Task to complete:
Locate the lines of the listing below that hold "matplotlib", then copy each of them.

(Records with drawing code)
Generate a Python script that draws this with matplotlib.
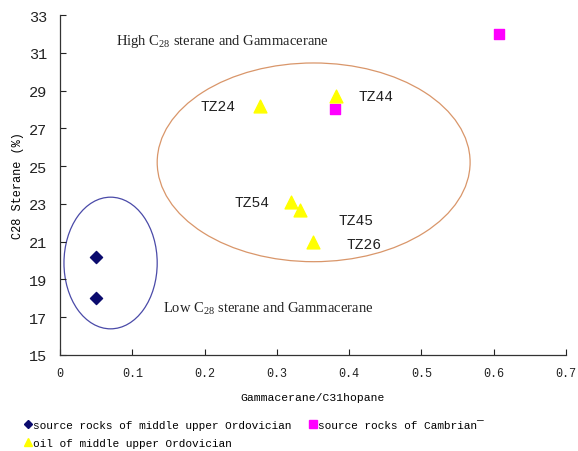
import matplotlib
matplotlib.use("Agg")
import matplotlib.pyplot as plt
from matplotlib.patches import Ellipse
from matplotlib.lines import Line2D

# Source rocks of middle-upper Ordovician
ord_src_x = [0.05, 0.05]
ord_src_y = [20.2, 18.0]

# Source rocks of Cambrian
cam_src_x = [0.607, 0.38]
cam_src_y = [32.0, 28.0]

# Oils of middle-upper Ordovician
oil_names = ["TZ24", "TZ44", "TZ54", "TZ45", "TZ26"]
oil_x = [0.277, 0.382, 0.320, 0.332, 0.350]
oil_y = [28.2, 28.7, 23.1, 22.7, 21.0]

x_ticks = [0, 0.1, 0.2, 0.3, 0.4, 0.5, 0.6, 0.7]
x_tick_labels = ["0", "0.1", "0.2", "0.3", "0.4", "0.5", "0.6", "0.7"]
y_ticks = [15, 17, 19, 21, 23, 25, 27, 29, 31, 33]

mono = "Liberation Mono"
serif = "Liberation Serif"

plt.rcParams["mathtext.fontset"] = "custom"
plt.rcParams["mathtext.rm"] = serif
plt.rcParams["mathtext.it"] = serif + ":italic"

fig = plt.figure(figsize=(5.78, 4.52), dpi=100)
ax = fig.add_axes([0.1038, 0.2124, 0.8752, 0.7522])

ax.set_xlim(0, 0.7)
ax.set_ylim(15, 33)
ax.set_xticks(x_ticks)
ax.set_xticklabels(x_tick_labels)
ax.set_yticks(y_ticks)
for lab in ax.get_xticklabels() + ax.get_yticklabels():
    lab.set_fontfamily(mono)
ax.tick_params(axis="x", direction="in", length=4, labelsize=8.5, pad=9, colors="#222222")
ax.tick_params(axis="y", direction="in", length=4, labelsize=11, pad=9, colors="#222222")
ax.spines["top"].set_visible(False)
ax.spines["right"].set_visible(False)
for s in ("left", "bottom"):
    ax.spines[s].set_color("#333333")
    ax.spines[s].set_linewidth(0.9)

ax.set_xlabel("Gammacerane/C31hopane", fontfamily=mono, fontsize=8.2, labelpad=9)
ax.set_ylabel("C28 Sterane (%)", fontfamily=mono, fontsize=8.6, labelpad=4)

# Group outlines
ax.add_patch(Ellipse((0.07, 19.87), 0.129, 6.97, fill=False,
                     edgecolor="#4a4aa8", linewidth=0.9))
ax.add_patch(Ellipse((0.351, 25.2), 0.433, 10.52, fill=False,
                     edgecolor="#d9966a", linewidth=0.9))

ax.scatter(ord_src_x, ord_src_y, marker="D", s=38, color="#0b0b6e", zorder=3)
ax.scatter(cam_src_x, cam_src_y, marker="s", s=60, color="#ff00ff", zorder=3)
ax.scatter(oil_x, oil_y, marker="^", s=85, color="#ffff00", zorder=4)

label_offsets = {
    "TZ24": (-0.083, 0.0),
    "TZ44": (0.031, 0.0),
    "TZ54": (-0.079, 0.0),
    "TZ45": (0.053, -0.55),
    "TZ26": (0.047, -0.15),
}
for name, x, y in zip(oil_names, oil_x, oil_y):
    dx, dy = label_offsets[name]
    ax.text(x + dx, y + dy, name, fontfamily=mono, fontsize=10.5,
            va="center", ha="left", color="#222222")

ax.text(0.078, 31.65, "High C$_{28}$ sterane and Gammacerane", fontfamily=serif,
        fontsize=10.5, va="center", ha="left", color="#222222")
ax.text(0.142, 17.5, "Low C$_{28}$ sterane and Gammacerane", fontfamily=serif,
        fontsize=10.5, va="center", ha="left", color="#222222")

handles = [
    Line2D([], [], linestyle="none", marker="D", markersize=4, color="#0b0b6e"),
    Line2D([], [], linestyle="none", marker="^", markersize=6, color="#ffff00"),
    Line2D([], [], linestyle="none", marker="s", markersize=6, color="#ff00ff"),
]
labels = [
    "source rocks of middle upper Ordovician",
    "oil of middle upper Ordovician",
    "source rocks of Cambrian¯",
]
fig.legend(handles, labels, ncol=2, loc="upper left", bbox_to_anchor=(0.0415, 0.069),
           frameon=False, prop={"family": mono, "size": 8.0},
           handlelength=0.7, handletextpad=0.1, columnspacing=1.65,
           labelspacing=0.72, borderaxespad=0.0, borderpad=0.0)

fig.savefig("out.png", dpi=100)
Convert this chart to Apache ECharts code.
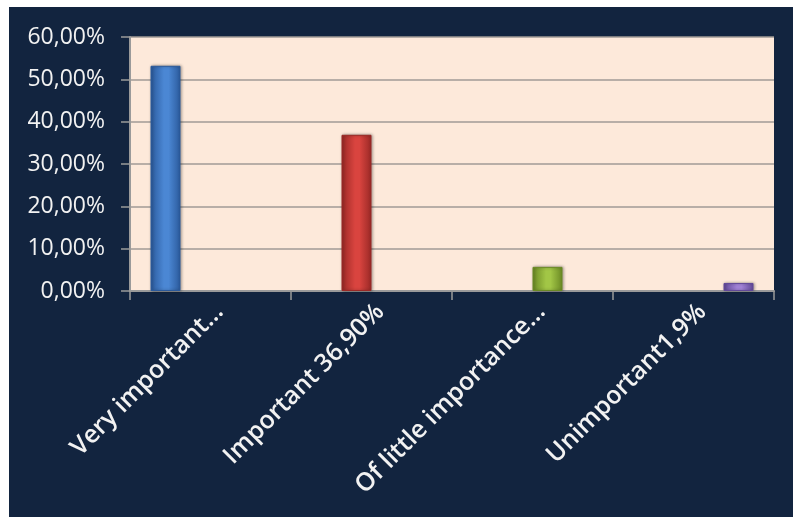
<!DOCTYPE html>
<html>
<head>
<meta charset="utf-8">
<script src="https://cdn.jsdelivr.net/npm/echarts@6/dist/echarts.min.js"></script>
<style>
  html, body { margin: 0; padding: 0; background: #ffffff; }
  #frame { position: absolute; left: 9px; top: 7px; width: 784px; height: 510px; background: #12243f; }
  #chart { position: absolute; left: 0; top: 0; width: 793px; height: 518px; }
</style>
</head>
<body>
<div id="frame"></div>
<div id="chart"></div>
<script>
// Survey answers: share of respondents per importance rating
const categories = ['Very important…', 'Important 36,90%', 'Of little importance…', 'Unimportant1,9%'];
const shares = [0.532, 0.369, 0.057, 0.019];
const yTicks = { min: 0, max: 0.6, interval: 0.1 };

// bar colours: [edge, centre]
const palette = [
  ['#2b5a9c', '#4b87d4'],
  ['#9a2926', '#d9443f'],
  ['#6b8a24', '#a2c646'],
  ['#62499a', '#a283d8']
];

const fmtPct = v => (v * 100).toFixed(2).replace('.', ',') + '%';

function barGradient(c) {
  return new echarts.graphic.LinearGradient(0, 0, 1, 0, [
    { offset: 0, color: c[0] },
    { offset: 0.45, color: c[1] },
    { offset: 0.6, color: c[1] },
    { offset: 1, color: c[0] }
  ]);
}

// one series per category so every bar sits in its own slot of the group
const series = categories.map((name, i) => ({
  name: name,
  type: 'bar',
  barWidth: 30,
  barGap: '0%',
  data: categories.map((_, j) => (j === i ? shares[i] : '-')),
  itemStyle: {
    color: barGradient(palette[i]),
    borderColor: palette[i][0],
    borderWidth: 1,
    shadowColor: 'rgba(0,0,0,0.35)',
    shadowBlur: 3,
    shadowOffsetX: 1,
    shadowOffsetY: 0
  }
}));

const chart = echarts.init(document.getElementById('chart'), null, { renderer: 'canvas' });
chart.setOption({
  animation: false,
  backgroundColor: 'transparent',
  grid: {
    left: 130, top: 37, right: 19, bottom: 227,
    show: true, backgroundColor: '#fde9da', borderWidth: 0
  },
  xAxis: {
    type: 'category',
    data: categories,
    axisLine: { lineStyle: { color: '#9a9a9a', width: 2 } },
    axisTick: { show: true, length: 9, lineStyle: { color: '#9a9a9a', width: 1.5 } },
    axisLabel: {
      rotate: 45,
      interval: 0,
      margin: 8,
      verticalAlign: 'top',
      color: '#f2f2f2',
      fontFamily: 'Open Sans',
      fontWeight: 600,
      fontSize: 25
    },
    splitLine: { show: false }
  },
  yAxis: {
    type: 'value',
    min: yTicks.min, max: yTicks.max, interval: yTicks.interval,
    axisLine: { show: true, lineStyle: { color: '#9a9a9a', width: 2 } },
    axisTick: { show: true, length: 9, lineStyle: { color: '#9a9a9a', width: 1.5 } },
    axisLabel: {
      formatter: fmtPct,
      margin: 25,
      color: '#f2f2f2',
      fontFamily: 'Open Sans',
      fontSize: 23
    },
    splitLine: { lineStyle: { color: '#a09a96', width: 1.5 } }
  },
  series: series
});
</script>
</body>
</html>
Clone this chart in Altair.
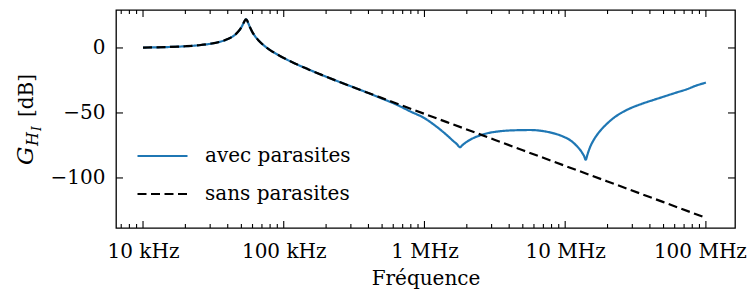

Final result:
Generate a Python script that draws this with matplotlib.
import matplotlib
matplotlib.use("Agg")
import matplotlib.pyplot as plt
from matplotlib.patches import Ellipse
from matplotlib.lines import Line2D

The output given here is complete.